:: EXERCISE INPUT
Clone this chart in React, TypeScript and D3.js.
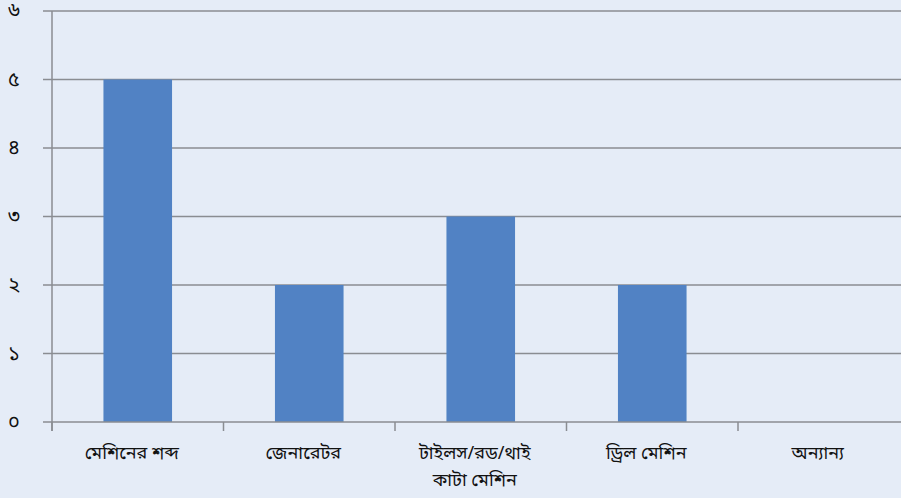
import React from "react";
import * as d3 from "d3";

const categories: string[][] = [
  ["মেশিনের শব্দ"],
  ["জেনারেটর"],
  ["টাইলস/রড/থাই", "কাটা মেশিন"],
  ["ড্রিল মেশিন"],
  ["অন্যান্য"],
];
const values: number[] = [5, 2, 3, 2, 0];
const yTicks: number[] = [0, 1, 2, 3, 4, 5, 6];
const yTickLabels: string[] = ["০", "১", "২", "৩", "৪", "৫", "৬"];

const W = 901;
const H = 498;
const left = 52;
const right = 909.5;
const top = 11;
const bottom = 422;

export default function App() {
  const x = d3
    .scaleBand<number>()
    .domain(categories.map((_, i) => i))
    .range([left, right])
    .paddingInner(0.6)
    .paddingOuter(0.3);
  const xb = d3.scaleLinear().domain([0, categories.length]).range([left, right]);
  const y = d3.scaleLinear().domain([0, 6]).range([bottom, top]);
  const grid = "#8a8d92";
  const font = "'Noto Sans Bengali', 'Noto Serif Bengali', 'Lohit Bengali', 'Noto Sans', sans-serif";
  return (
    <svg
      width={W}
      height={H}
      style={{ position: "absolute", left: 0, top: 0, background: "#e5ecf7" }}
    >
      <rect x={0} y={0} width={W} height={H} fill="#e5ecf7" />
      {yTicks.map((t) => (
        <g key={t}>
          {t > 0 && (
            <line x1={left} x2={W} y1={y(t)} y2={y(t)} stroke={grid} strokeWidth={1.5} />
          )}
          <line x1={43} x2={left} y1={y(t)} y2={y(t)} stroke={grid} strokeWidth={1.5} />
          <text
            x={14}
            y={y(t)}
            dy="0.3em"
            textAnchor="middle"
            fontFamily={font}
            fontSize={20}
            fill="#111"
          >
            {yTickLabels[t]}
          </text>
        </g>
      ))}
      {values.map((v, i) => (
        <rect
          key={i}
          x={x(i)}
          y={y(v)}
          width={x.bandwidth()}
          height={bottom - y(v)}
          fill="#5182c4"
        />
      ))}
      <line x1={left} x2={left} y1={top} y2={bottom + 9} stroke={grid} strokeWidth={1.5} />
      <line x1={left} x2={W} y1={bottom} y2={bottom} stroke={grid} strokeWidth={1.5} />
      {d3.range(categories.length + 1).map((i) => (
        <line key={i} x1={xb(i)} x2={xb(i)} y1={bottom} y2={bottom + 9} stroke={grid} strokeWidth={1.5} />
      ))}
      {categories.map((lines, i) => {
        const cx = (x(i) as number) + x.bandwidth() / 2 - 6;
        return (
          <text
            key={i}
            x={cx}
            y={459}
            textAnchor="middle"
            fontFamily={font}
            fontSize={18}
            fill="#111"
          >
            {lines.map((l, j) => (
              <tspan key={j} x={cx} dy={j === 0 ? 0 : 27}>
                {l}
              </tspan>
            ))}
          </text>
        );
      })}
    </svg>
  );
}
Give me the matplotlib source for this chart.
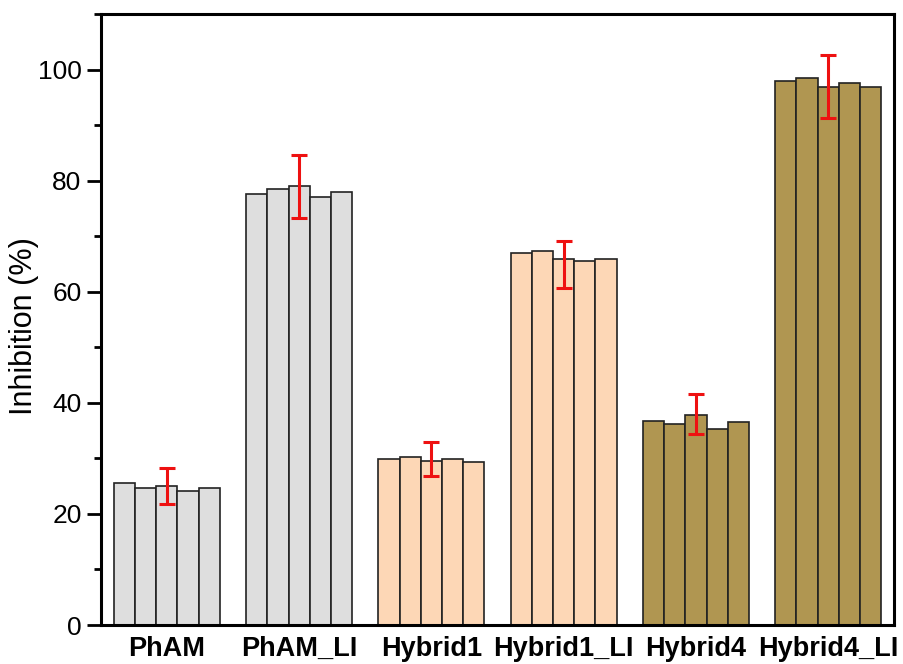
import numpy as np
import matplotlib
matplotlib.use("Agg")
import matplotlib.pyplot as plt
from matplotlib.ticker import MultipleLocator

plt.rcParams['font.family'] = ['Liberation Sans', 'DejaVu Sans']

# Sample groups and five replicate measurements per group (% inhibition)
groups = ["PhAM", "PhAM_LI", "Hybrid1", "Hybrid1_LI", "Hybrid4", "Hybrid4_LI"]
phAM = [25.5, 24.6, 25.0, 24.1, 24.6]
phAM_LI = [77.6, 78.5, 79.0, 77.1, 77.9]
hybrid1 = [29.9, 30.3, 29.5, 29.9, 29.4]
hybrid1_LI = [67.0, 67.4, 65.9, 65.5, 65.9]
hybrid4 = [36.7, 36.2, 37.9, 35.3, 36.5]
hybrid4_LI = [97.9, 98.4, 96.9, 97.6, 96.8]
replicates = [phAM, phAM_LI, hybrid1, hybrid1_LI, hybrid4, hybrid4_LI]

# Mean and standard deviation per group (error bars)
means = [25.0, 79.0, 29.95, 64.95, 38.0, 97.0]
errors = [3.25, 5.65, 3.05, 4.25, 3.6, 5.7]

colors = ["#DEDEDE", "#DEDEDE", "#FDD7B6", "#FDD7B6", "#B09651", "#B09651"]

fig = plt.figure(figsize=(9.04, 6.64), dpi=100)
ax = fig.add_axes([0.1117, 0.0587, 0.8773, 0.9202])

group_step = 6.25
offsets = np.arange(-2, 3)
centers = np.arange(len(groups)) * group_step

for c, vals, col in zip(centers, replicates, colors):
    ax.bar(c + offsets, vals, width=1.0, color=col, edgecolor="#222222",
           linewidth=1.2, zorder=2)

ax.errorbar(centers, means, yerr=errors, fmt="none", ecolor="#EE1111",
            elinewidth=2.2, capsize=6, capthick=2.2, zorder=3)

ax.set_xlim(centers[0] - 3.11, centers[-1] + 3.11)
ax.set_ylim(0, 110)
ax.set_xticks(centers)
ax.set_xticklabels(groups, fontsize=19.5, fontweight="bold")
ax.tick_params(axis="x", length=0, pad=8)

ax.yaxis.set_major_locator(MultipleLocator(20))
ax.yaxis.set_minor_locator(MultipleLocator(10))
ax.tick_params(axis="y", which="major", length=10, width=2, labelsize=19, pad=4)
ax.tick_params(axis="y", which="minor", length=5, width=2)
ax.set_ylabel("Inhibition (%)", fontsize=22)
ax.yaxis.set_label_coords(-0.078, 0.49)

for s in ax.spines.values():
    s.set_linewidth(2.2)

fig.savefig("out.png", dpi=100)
::::
▶ EXERCISE INSTRUCTIONS
Without the pictures, return the listing above from its first line through the line that has "import * as".

▶ COMPLETED EXERCISE
Clone this chart in React, TypeScript and D3.js.
import React from "react";
import * as d3 from "d3";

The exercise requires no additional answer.